We weren't planning on some Big Night Out earlier in the day, but yesterday evening turned out to be some sort of gigantic med school reunion. Though, to be more precise, it was a third year rotation group reunion--preferable, since those are the only people I like from med school anyway. We met up with Dave for dinner down on Irving Place (I ordered a "thai pizza" which came all rolled up in tube-form like a burrito--why not call it a "thai burrito" then?) and then took the subway up to the Upper West to have drinks with Guillem and Heath'n'Sheryl, who were in town for the weekend. It was fun to catch up, and I got some anesthesia lowdown from Sheryl, which served the dual purpose of making me both excited about my switch, and very, very nervous.
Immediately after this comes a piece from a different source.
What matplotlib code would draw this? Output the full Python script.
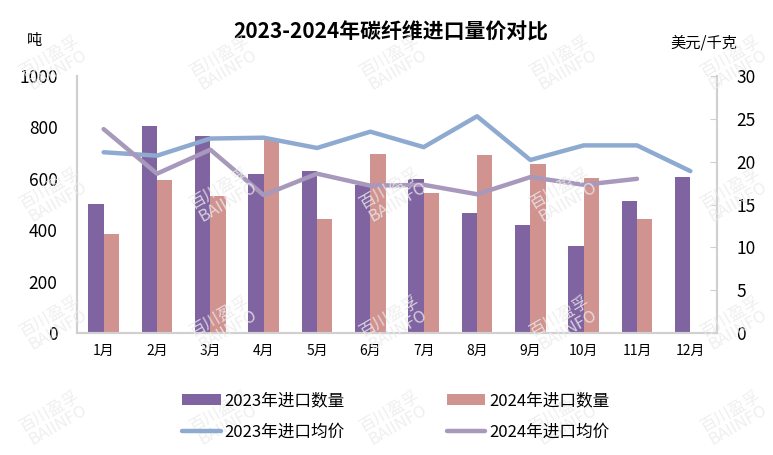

Joe's been on call next weekend, I'm on call next weekend, and we're splitting call Thanksgiving weekend (on different days), so we're basically like two ships passing in the night for the entire month of November. Which sucks, but who knows, maybe it's good for the marriage, since we never have a chance to get on each other's nerves. Or to see each other at all, in fact. We have a sham marriage, like Liza and David!
Speaking of schadenfreude (how's that for a segue), Joe and I were having this discussion in the cab on the way home last night. I don't know how to topic came up, but we were talking about thoughts that were normal, but not necessarily very nice to have. My example of such a feeling was taking some sort of dark glee in comparing yourself against the new girlfriend of an ex-, and noting that you are more attractive than she. Or more intelligent. Or have bigger boobs. (This last sentiment I have personally never experienced, unless I was comparing myself to a preteen boy or something.) This nasty little measuring-up has nothing to do with wanting to date your ex- again, or hating the new girl, or whatever. It barely has anything to do with you and your life, but it crosses your mind anyway. It's petty, but it happens. And my point was that it was pretty normal to have those thoughts. (Or course, the converse of this would be that if your ex- started dating some six-foot tall witty Brazilian supermodel-slash-astrophycisist, you might pout for a while.)
Joe, on the other hand, feels that this kind of petty rumination is ABnormal, and that he would never think such things, and my god, what was wrong with girls anyway? That in fact, the only thing that would come to his mind upon meeting the new boyfriend of an ex- and finding them to be dull or fat or pimply is that maybe it maybe it would mean that he (Joe) was ugly, because "people tend to set a pattern of dating people on the same attractiveness level." Which, aside from making no sense at all, is just a TOTAL LIE, because you cannot tell me that if Joe and I had broken up and I started dating, say, Michael Ian Black, that Joe would not be thinking:
1.) That guy is scrawny.
2.) And weird.
3.) And I have bigger pecs anyway.
4.) I win. In your face, Michael Ian Black! (Commence mental football touchdown dance.)
After some more discussion, Joe conceded somewhat to the above. But you could still tell he thought he'd be above all such pettiness. Which only proves two things. One: that men can be even worse women, because even if they're equally petty, they won't admit it. And two: Michael Ian Black is funny.
Currently reading: "Bridget Jones's Diary," as sort of mind junk food before I start work again tomorrow morning. I though Renee Zellwegger looked sorta cute in the first movie, but all the ads of her in the sequel look terrible, like they never let her wash her hair or something. What gives? Just because she had to gain weight for the role doesn't mean that she has to look like a total slob.